• Input rows:
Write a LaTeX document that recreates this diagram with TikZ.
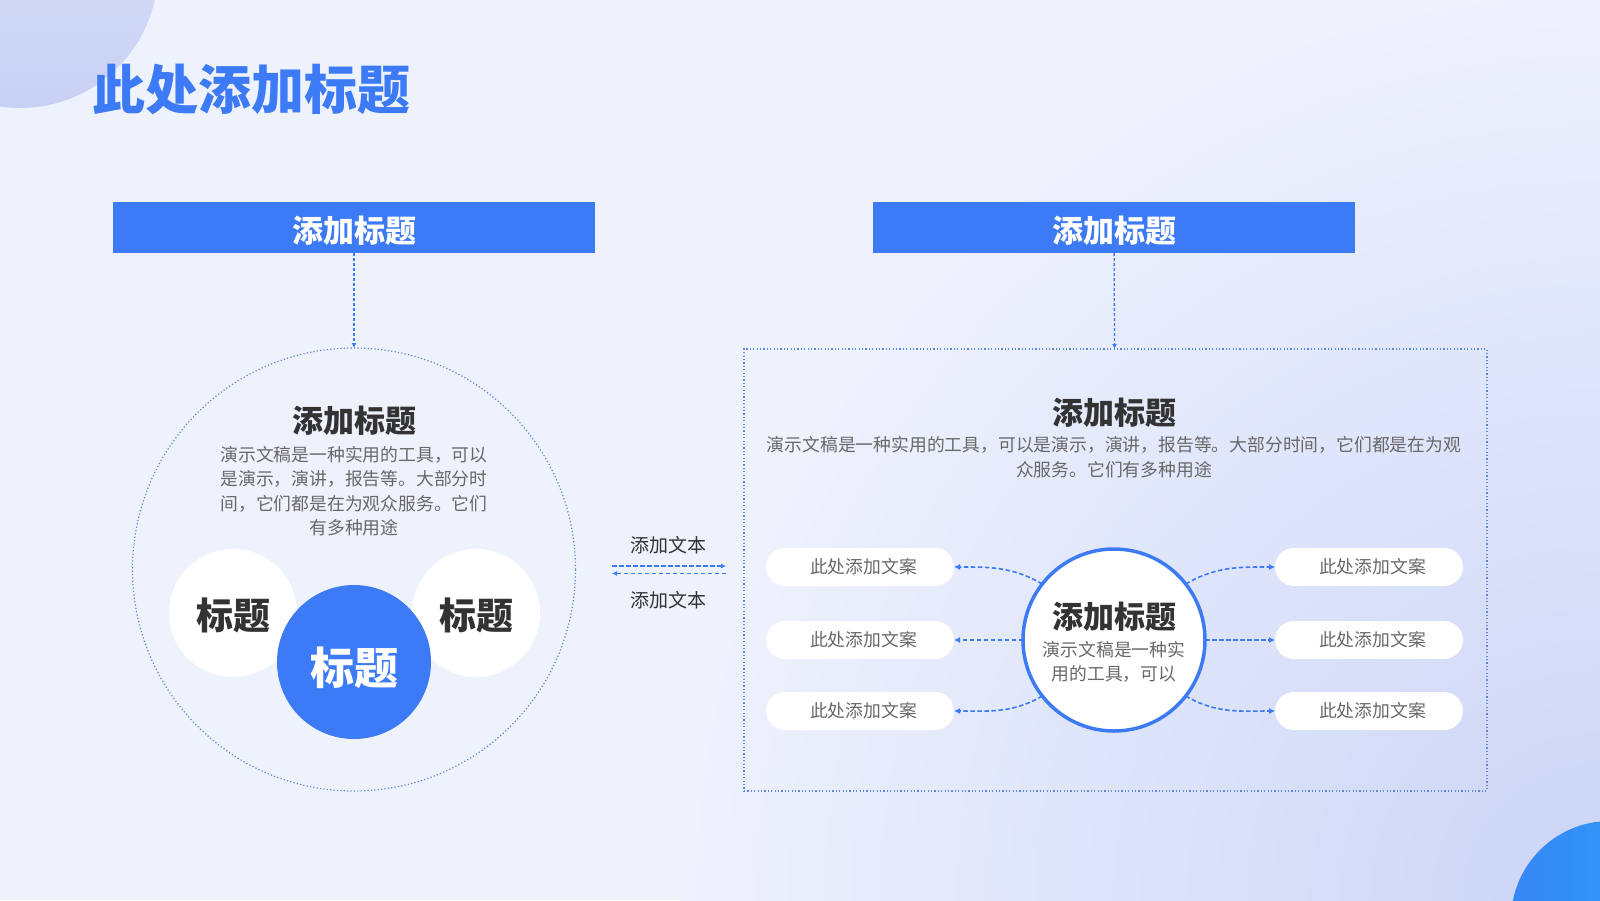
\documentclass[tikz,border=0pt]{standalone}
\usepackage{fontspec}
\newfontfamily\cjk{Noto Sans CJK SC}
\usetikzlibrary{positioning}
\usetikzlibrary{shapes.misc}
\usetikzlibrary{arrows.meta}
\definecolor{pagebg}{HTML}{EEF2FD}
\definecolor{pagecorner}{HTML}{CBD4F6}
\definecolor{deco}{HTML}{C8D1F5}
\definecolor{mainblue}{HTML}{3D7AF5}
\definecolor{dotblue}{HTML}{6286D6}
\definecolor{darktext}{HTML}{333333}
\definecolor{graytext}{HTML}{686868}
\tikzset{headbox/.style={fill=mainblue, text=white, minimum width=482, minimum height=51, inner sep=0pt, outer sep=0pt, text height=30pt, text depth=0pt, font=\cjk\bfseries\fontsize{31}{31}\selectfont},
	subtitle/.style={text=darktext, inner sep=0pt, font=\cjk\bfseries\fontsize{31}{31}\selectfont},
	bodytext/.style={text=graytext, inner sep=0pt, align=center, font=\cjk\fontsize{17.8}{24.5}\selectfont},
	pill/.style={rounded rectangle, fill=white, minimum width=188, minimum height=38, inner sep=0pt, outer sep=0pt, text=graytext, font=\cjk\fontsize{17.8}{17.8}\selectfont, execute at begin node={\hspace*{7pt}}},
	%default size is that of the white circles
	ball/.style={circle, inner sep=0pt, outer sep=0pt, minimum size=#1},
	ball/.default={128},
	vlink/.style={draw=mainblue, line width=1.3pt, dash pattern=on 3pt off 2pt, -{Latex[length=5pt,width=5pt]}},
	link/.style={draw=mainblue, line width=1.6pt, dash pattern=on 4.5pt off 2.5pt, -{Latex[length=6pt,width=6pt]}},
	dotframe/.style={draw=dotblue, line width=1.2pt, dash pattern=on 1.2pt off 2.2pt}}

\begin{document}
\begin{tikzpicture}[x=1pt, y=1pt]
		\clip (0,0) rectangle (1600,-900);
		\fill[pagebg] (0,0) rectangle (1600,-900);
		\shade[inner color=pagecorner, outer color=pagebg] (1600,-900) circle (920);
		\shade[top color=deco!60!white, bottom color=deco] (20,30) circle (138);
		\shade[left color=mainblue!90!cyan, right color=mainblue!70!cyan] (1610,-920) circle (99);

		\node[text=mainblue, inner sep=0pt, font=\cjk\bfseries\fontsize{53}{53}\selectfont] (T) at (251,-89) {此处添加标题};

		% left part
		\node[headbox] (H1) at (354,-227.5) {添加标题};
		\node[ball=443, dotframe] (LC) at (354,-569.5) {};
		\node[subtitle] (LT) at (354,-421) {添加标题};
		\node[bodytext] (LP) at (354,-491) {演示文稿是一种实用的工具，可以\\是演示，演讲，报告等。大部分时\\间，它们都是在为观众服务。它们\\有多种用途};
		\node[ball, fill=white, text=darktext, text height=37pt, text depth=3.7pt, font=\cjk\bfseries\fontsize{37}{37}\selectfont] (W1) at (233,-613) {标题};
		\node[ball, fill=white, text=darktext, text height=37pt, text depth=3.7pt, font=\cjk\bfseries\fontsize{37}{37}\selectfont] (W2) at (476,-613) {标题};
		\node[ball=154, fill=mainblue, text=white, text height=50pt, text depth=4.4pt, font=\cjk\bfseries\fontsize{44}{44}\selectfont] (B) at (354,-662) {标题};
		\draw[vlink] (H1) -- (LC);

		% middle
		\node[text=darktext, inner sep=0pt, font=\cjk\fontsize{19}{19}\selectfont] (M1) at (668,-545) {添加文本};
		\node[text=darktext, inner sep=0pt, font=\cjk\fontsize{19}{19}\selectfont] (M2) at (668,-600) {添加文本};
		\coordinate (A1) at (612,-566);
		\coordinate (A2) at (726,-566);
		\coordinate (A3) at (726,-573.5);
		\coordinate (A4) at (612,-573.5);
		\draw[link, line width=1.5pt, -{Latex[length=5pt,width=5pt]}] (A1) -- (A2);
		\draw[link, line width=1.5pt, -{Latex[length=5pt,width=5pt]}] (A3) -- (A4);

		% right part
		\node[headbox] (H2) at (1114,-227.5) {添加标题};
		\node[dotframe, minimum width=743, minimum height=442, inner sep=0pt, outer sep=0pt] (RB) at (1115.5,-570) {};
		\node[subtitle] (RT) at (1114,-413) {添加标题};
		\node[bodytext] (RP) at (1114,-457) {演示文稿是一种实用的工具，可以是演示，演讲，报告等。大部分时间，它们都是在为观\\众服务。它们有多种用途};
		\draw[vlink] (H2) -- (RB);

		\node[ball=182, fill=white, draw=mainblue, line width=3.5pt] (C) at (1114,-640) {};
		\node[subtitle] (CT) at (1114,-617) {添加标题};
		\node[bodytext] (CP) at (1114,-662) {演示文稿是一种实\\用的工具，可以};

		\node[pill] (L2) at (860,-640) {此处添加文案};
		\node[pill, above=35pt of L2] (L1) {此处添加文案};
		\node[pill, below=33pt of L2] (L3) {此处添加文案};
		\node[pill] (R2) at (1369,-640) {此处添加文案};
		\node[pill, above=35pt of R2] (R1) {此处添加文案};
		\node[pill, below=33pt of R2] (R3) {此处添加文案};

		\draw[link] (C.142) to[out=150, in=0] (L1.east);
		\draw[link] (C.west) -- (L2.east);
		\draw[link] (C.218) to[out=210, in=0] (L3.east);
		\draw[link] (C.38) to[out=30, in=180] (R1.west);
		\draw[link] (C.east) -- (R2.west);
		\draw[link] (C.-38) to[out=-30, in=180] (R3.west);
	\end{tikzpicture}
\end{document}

...

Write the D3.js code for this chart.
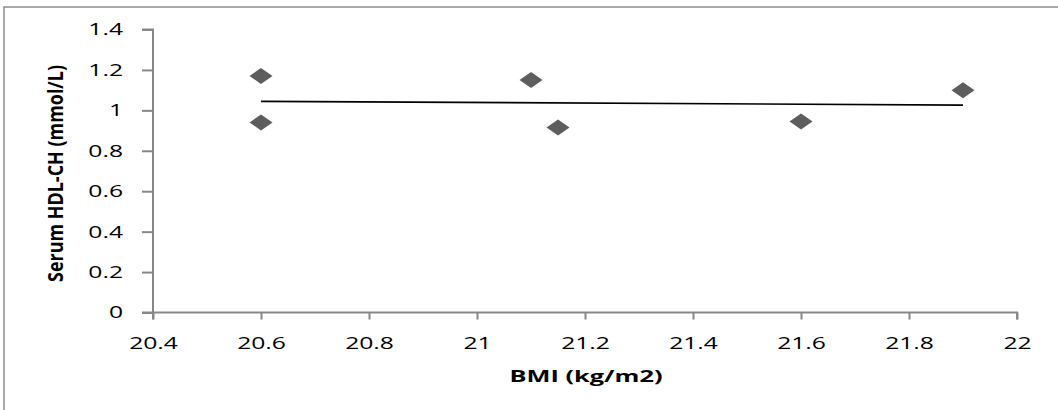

* * *

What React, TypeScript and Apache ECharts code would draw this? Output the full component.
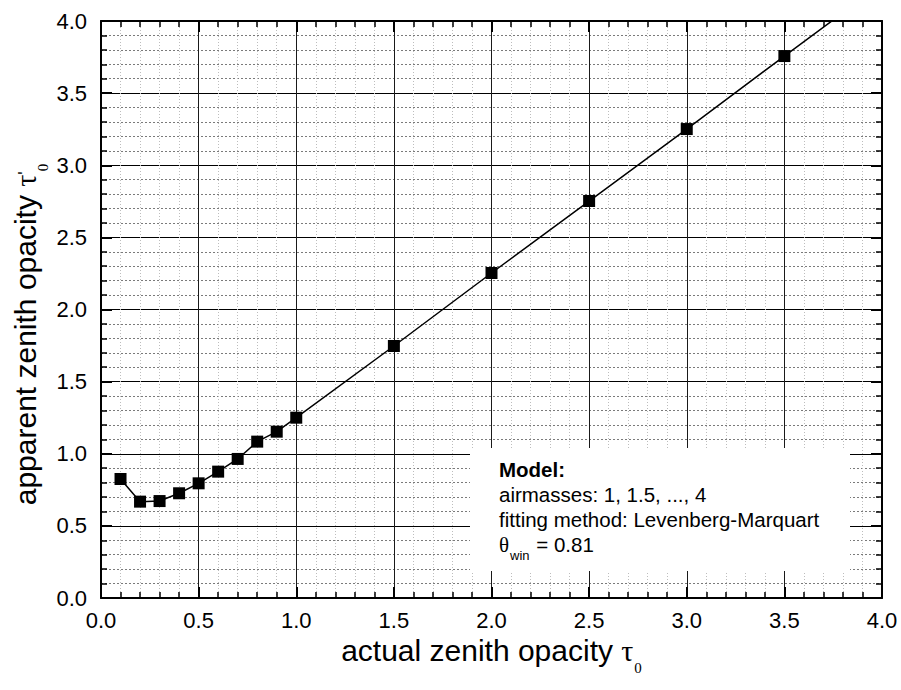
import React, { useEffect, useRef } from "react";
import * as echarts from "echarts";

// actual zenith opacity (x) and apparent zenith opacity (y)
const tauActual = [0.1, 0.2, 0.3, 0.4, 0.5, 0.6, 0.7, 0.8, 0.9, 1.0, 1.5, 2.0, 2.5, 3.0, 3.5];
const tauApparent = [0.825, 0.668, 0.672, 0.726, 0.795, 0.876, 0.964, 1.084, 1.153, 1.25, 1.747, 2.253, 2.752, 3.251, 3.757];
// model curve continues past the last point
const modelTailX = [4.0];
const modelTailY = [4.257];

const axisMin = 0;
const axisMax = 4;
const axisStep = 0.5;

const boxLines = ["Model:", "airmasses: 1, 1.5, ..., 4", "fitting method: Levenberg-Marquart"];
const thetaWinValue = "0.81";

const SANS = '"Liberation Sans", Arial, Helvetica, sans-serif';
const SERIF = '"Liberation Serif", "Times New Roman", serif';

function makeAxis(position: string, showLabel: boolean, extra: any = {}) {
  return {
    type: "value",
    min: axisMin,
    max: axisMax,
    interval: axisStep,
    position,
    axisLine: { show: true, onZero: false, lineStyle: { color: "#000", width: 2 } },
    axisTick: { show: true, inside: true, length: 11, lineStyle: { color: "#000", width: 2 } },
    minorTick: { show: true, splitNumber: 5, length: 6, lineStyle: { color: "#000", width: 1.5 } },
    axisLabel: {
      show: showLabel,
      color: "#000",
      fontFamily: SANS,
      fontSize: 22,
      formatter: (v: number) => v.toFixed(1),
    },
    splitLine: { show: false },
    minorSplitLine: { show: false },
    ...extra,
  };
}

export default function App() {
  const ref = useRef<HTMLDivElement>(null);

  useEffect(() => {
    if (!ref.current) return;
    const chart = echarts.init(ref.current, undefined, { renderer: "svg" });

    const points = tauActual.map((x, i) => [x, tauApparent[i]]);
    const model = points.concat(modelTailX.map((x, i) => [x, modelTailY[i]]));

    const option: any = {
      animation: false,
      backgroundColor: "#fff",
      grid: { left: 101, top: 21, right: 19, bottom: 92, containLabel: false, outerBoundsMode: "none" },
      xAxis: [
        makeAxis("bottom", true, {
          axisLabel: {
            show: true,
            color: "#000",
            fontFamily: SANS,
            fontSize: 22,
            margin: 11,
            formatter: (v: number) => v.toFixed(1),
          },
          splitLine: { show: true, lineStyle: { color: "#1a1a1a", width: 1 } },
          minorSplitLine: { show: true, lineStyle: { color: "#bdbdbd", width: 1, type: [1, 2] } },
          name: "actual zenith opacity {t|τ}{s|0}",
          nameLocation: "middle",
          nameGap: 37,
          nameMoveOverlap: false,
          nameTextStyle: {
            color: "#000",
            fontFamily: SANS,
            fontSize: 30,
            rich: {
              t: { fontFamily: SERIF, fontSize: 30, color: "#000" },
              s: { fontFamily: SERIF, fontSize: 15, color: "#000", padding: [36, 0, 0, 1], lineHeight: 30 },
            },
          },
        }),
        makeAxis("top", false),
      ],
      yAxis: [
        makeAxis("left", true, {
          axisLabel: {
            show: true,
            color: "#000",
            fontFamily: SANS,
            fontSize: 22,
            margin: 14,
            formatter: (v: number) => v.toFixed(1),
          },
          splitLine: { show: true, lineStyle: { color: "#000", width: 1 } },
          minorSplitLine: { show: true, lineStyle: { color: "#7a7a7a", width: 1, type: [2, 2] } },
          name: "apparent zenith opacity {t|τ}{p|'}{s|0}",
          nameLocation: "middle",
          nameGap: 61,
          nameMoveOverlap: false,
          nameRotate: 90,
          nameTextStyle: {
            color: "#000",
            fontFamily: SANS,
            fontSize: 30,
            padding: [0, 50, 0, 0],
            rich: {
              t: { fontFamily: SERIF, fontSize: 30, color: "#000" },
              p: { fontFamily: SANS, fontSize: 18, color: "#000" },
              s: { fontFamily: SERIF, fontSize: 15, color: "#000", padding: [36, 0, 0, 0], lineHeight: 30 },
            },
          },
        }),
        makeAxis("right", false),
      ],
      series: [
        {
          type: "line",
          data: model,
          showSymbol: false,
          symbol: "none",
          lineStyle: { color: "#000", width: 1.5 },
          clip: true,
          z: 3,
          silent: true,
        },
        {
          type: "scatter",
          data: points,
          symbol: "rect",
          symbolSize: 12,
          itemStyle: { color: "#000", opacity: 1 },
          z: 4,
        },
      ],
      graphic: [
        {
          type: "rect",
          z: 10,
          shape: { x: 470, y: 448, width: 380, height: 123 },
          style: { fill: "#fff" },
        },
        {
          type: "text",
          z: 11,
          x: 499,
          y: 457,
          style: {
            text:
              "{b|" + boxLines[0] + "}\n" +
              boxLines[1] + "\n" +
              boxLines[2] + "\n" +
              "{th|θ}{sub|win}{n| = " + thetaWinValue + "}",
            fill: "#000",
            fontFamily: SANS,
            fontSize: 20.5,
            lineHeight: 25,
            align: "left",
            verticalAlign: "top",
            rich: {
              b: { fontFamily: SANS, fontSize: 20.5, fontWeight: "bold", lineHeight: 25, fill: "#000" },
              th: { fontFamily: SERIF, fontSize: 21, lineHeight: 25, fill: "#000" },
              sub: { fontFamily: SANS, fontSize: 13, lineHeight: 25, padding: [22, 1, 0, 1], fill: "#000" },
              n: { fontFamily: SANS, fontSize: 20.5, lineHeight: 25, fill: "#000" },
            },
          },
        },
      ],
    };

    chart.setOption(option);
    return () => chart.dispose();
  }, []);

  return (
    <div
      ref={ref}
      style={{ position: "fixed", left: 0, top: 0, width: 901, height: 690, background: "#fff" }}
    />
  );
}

• Requirement:
Pull out and copy each line containing the string "Write".

• Exercise output:
Write a LaTeX document that recreates this diagram with TikZ.
Write the D3.js code for this chart.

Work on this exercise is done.